Most of our candidates have MBAs from US institutions, so it would be difficult to identify other strong educational brands.  The Indian Institute of Technology system carries some cachet with US consulting companies, especially those that focus on IT functions.
 
How does an MBA from a mid-ranking school stand out from the crowd?
Demonstrate practical experience, expertise and thought leadership.  If you are talking about a resume, there is no single format and so certain parts of an individual’s background can be emphasized.  And the resume is really just a means to getting an interview.  
 
Once you are having a discussion with an executive, the degree matters less than the content of that discussion.  People have innate biases based on previous experience or just what they have heard, so you need to recognize the reality of that, but make no apologies for your background.  
 
Do you think MBAs have outrageous salary expectations?!
In general, I have found that people don’t really know what to expect and what they are worth.

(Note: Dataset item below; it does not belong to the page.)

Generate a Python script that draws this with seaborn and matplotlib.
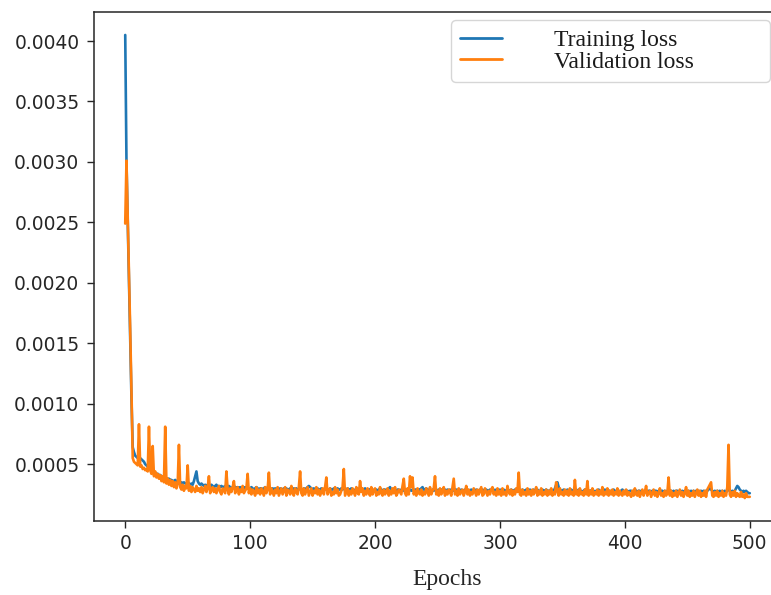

I have had plenty of senior executives ask me to give them a sense of where the market is for their skills.  I would say the same is true of more junior MBAs, in fact even more so.  Overly ambitious expectations, just as too modest expectations, are generally a reflection of not knowing the value that you can bring to an employer.  
 
That said, it’s not really the expectations that matter, it’s what employers are willing to pay.  At larger firms, pay scales are mapped out so MBAs can expect whatever they like and they still won’t be able to break that structure.  
 
For people considering a career-switch, would you recommend an MBA?
There are so many variables that it is difficult to give one answer.  It depends on what career they have pursued and what they would like to pursue.  It also depends on how long they have been working overall and what their financial situation is, among other things.  
 
Mostly people pursue MBAs to take a leap forward in their chosen career path, not undergo a complete change.  That makes total sense, but advice about changing careers altogether would really be case-by-case.